Just when you seem to yourself
nothing but a flimsy web
of questions, you are given
the questions of others to hold
in the emptiness of your hands,
songbird eggs that can still hatch
if you keep them warm,
butterflies opening and closing themselves
in your cupped palms, trusting you not to injure
their scintillant fur, their dust.
You are given the questions of others
as if they were answers
to all you ask. Yes, perhaps
this gift is your answer.
~ Denise Levertov ~
“Just when you seem to yourself / nothing but a flimsy web / of questions…”
That is so often how I feel, especially in this political and environmental climate. I feel unsure, spread out like a ragged web. Where once I had felt strong and supple I am now broken in places and hanging in air. My certainty is blowing this way and that way, getting caught by every passing person.
What do I do? How do I respond? How do I resist? What is my work?
“…you are given / the questions of others to hold / in the emptiness of your hands,”

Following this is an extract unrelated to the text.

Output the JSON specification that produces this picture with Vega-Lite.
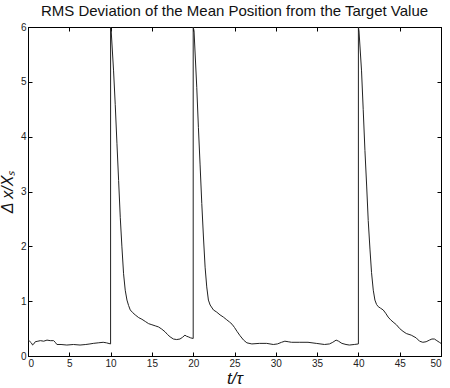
{
  "$schema": "https://vega.github.io/schema/vega-lite/v6.json",
  "width": 413,
  "height": 329,
  "autosize": "none",
  "padding": {"left": 28, "top": 27, "right": 9, "bottom": 32},
  "background": "white",
  "title": {"text": "RMS Deviation of the Mean Position from the Target Value", "font": "Liberation Sans", "fontSize": 15, "fontWeight": "normal", "color": "#111", "offset": 3},
  "data": {"values": [
    {"t": 0, "v": 0.28}, {"t": 0.2, "v": 0.27}, {"t": 0.4, "v": 0.24}, {"t": 0.56, "v": 0.2}, {"t": 0.7, "v": 0.22}, {"t": 0.88, "v": 0.26},
    {"t": 1.2, "v": 0.27}, {"t": 1.5, "v": 0.28}, {"t": 1.9, "v": 0.27}, {"t": 2.3, "v": 0.29}, {"t": 2.7, "v": 0.28}, {"t": 3.1, "v": 0.28},
    {"t": 3.3, "v": 0.25}, {"t": 3.5, "v": 0.21}, {"t": 4.0, "v": 0.21}, {"t": 4.7, "v": 0.2}, {"t": 5.5, "v": 0.21}, {"t": 6.3, "v": 0.2},
    {"t": 7.0, "v": 0.21}, {"t": 7.5, "v": 0.22}, {"t": 7.9, "v": 0.23}, {"t": 8.5, "v": 0.24}, {"t": 9.1, "v": 0.25}, {"t": 9.5, "v": 0.24},
    {"t": 9.999, "v": 0.22},
    {"t": 10.0, "v": 6.0}, {"t": 10.07, "v": 5.93}, {"t": 10.36, "v": 5.2}, {"t": 10.56, "v": 4.59}, {"t": 10.77, "v": 3.87}, {"t": 10.97, "v": 3.2},
    {"t": 11.17, "v": 2.53}, {"t": 11.37, "v": 1.99}, {"t": 11.57, "v": 1.5}, {"t": 11.77, "v": 1.2}, {"t": 11.98, "v": 1.02}, {"t": 12.18, "v": 0.92},
    {"t": 12.38, "v": 0.84}, {"t": 12.68, "v": 0.79}, {"t": 12.98, "v": 0.75}, {"t": 13.4, "v": 0.7}, {"t": 13.79, "v": 0.67}, {"t": 14.2, "v": 0.63},
    {"t": 14.6, "v": 0.59}, {"t": 15.0, "v": 0.57}, {"t": 15.4, "v": 0.55}, {"t": 15.8, "v": 0.53}, {"t": 16.2, "v": 0.49}, {"t": 16.6, "v": 0.44},
    {"t": 16.9, "v": 0.39}, {"t": 17.2, "v": 0.35}, {"t": 17.6, "v": 0.31}, {"t": 18.0, "v": 0.3}, {"t": 18.4, "v": 0.31}, {"t": 18.7, "v": 0.34},
    {"t": 19.0, "v": 0.38}, {"t": 19.2, "v": 0.36}, {"t": 19.4, "v": 0.35}, {"t": 19.7, "v": 0.33}, {"t": 19.999, "v": 0.32},
    {"t": 20.0, "v": 6.0}, {"t": 20.1, "v": 5.93}, {"t": 20.43, "v": 4.9}, {"t": 20.63, "v": 4.17}, {"t": 20.83, "v": 3.5}, {"t": 21.04, "v": 2.78},
    {"t": 21.24, "v": 2.17}, {"t": 21.44, "v": 1.62}, {"t": 21.64, "v": 1.26}, {"t": 21.84, "v": 1.02}, {"t": 22.05, "v": 0.93}, {"t": 22.45, "v": 0.84},
    {"t": 22.85, "v": 0.8}, {"t": 23.25, "v": 0.75}, {"t": 23.65, "v": 0.71}, {"t": 24.06, "v": 0.66}, {"t": 24.4, "v": 0.62}, {"t": 24.7, "v": 0.58},
    {"t": 25.0, "v": 0.52}, {"t": 25.3, "v": 0.45}, {"t": 25.67, "v": 0.37}, {"t": 26.1, "v": 0.29}, {"t": 26.5, "v": 0.24}, {"t": 27.1, "v": 0.22},
    {"t": 28.0, "v": 0.23}, {"t": 28.9, "v": 0.23}, {"t": 29.7, "v": 0.21}, {"t": 30.2, "v": 0.22}, {"t": 30.7, "v": 0.25}, {"t": 31.1, "v": 0.27},
    {"t": 31.5, "v": 0.26}, {"t": 31.9, "v": 0.25}, {"t": 32.9, "v": 0.25}, {"t": 33.9, "v": 0.25}, {"t": 34.9, "v": 0.23}, {"t": 35.9, "v": 0.21},
    {"t": 36.5, "v": 0.22}, {"t": 36.9, "v": 0.25}, {"t": 37.3, "v": 0.29}, {"t": 37.6, "v": 0.27}, {"t": 38.0, "v": 0.23}, {"t": 38.5, "v": 0.21},
    {"t": 38.9, "v": 0.2}, {"t": 39.5, "v": 0.21}, {"t": 39.999, "v": 0.22},
    {"t": 40.0, "v": 6.0}, {"t": 40.07, "v": 5.93}, {"t": 40.38, "v": 5.2}, {"t": 40.58, "v": 4.5}, {"t": 40.79, "v": 3.75}, {"t": 41.0, "v": 3.1},
    {"t": 41.19, "v": 2.47}, {"t": 41.4, "v": 1.95}, {"t": 41.59, "v": 1.52}, {"t": 41.8, "v": 1.2}, {"t": 42.0, "v": 1.02}, {"t": 42.2, "v": 0.94},
    {"t": 42.4, "v": 0.9}, {"t": 42.7, "v": 0.87}, {"t": 43.0, "v": 0.84}, {"t": 43.3, "v": 0.78}, {"t": 43.6, "v": 0.71}, {"t": 43.9, "v": 0.66},
    {"t": 44.2, "v": 0.62}, {"t": 44.6, "v": 0.57}, {"t": 45.0, "v": 0.5}, {"t": 45.4, "v": 0.45}, {"t": 45.8, "v": 0.41}, {"t": 46.4, "v": 0.38},
    {"t": 47.0, "v": 0.33}, {"t": 47.4, "v": 0.27}, {"t": 47.8, "v": 0.25}, {"t": 48.2, "v": 0.26}, {"t": 48.6, "v": 0.29}, {"t": 48.9, "v": 0.31},
    {"t": 49.2, "v": 0.31}, {"t": 49.5, "v": 0.28}, {"t": 49.8, "v": 0.25}, {"t": 50.0, "v": 0.23}
  ]},
  "layer": [
    {
      "mark": {"type": "line", "color": "#222", "strokeWidth": 1, "clip": true},
      "encoding": {
        "x": {"field": "t", "type": "quantitative", "scale": {"domain": [0, 50], "nice": false, "zero": false},
              "axis": {"orient": "bottom", "values": [0, 5, 10, 15, 20, 25, 30, 35, 40, 45, 50], "title": "t/τ", "titleFontStyle": "italic", "titleFontSize": 17, "titlePadding": 2}},
        "y": {"field": "v", "type": "quantitative", "scale": {"domain": [0, 6], "nice": false},
              "axis": {"orient": "left", "values": [0, 1, 2, 3, 4, 5, 6], "title": "Δ x/Xₛ", "titleFontStyle": "italic", "titleFontSize": 16, "titlePadding": 5}}
      }
    },
    {
      "mark": {"type": "line", "opacity": 0},
      "encoding": {
        "x": {"field": "t", "type": "quantitative", "scale": {"domain": [0, 50], "nice": false, "zero": false},
              "axis": {"orient": "top", "values": [0, 5, 10, 15, 20, 25, 30, 35, 40, 45, 50], "labels": false, "title": null}},
        "y": {"field": "v", "type": "quantitative", "scale": {"domain": [0, 6], "nice": false},
              "axis": {"orient": "right", "values": [0, 1, 2, 3, 4, 5, 6], "labels": false, "title": null}}
      }
    }
  ],
  "resolve": {"axis": {"x": "independent", "y": "independent"}},
  "config": {
    "view": {"stroke": "black", "strokeWidth": 1},
    "axis": {
      "grid": false,
      "domainColor": "black",
      "tickColor": "black",
      "tickSize": -4,
      "labelFont": "Liberation Sans",
      "labelFontSize": 10,
      "labelColor": "#222",
      "labelPadding": 6,
      "titleFont": "Liberation Sans",
      "titleFontWeight": "normal",
      "titleColor": "#111"
    }
  }
}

In my work—in spiritual direction, in coaching, in classes and retreats, and in helping ministerial candidates—I find that my hands must be open.
If we would acknowledge our own questions, our hands must be open. And then we will find that in that openness, the questions of others come into our questioning hands.
“songbird eggs that can still hatch / if you keep them warm, / butterflies opening and closing themselves / in your cupped palms, trusting you not to injure / their scintillant fur, their dust.”
When I was quite small, maybe in second grade, I found a butterfly, a monarch (sovereign!) just leaving her (I thought of it as her, because I thought of her as me) chrysalis. I picked it up so gently, I thought.
I helped her, I thought.
She began to move her wings, so slowly. Pumping her bug lymph into those strong wings made for long journeys, and I helped, I thought. I gently, gently, I thought, pulled a wing out further than it could go by itself.
And then that wing was stuck out, while the other kept moving, kept pumping. But the one I had helped was stuck out, still, unmoving, thin. So I tried to put it back, so gently, gently, I thought.
The monarch, the sovereign built for long distances, died.
I had killed her with my firm, determined, impatience.
The butterflies, “opening and closing themselves,” need patience. They need patience and a place to stand so they can open and close, open and close, pumping that bug lymph into their strong wings, covered with that tiny “scintillant fur.”
Scintillant fur! Have you ever heard such a beautiful explanation of the shimmering powder of a wing?
The questions, the butterflies, trust you, trust me, to wait. To wait and then to watch in wonder as they go, as their purpose is revealed.
“You are given the questions of others / as if they were answers / to all you ask. / Yes, perhaps / this gift is your answer.”
“Yes, perhaps,” the poet says.
‘Yes, Yes, Yes!” say I, full of impatience and determination, and gentleness too firm.
And then I remember the scintillant fur of the questions, the egg to keep warm in my hands, not by closing them, but by protecting its tender shell with gentleness. I say, more quietly, “Yes, perhaps…”
I remember the flower petals of the questions, and how they cannot, must not be rushed, if they are to live. I say, more quietly, “Yes, perhaps…”
Yes, perhaps the answers are in the questions that have been given.
I remember the dust of the butterfly wing that needs patience. Patience as though to hatch like the songbird egg. As the not-yet-singing songbird needs patience to come out.
I say, more quietly still, “Yes, perhaps…”
After all, a chick on the verge of hatching has no idea of flying, no image of Earth far below. She has only her wings, the barest stubs of feathers, one tooth, and the sure sense that where she lives is too small for her.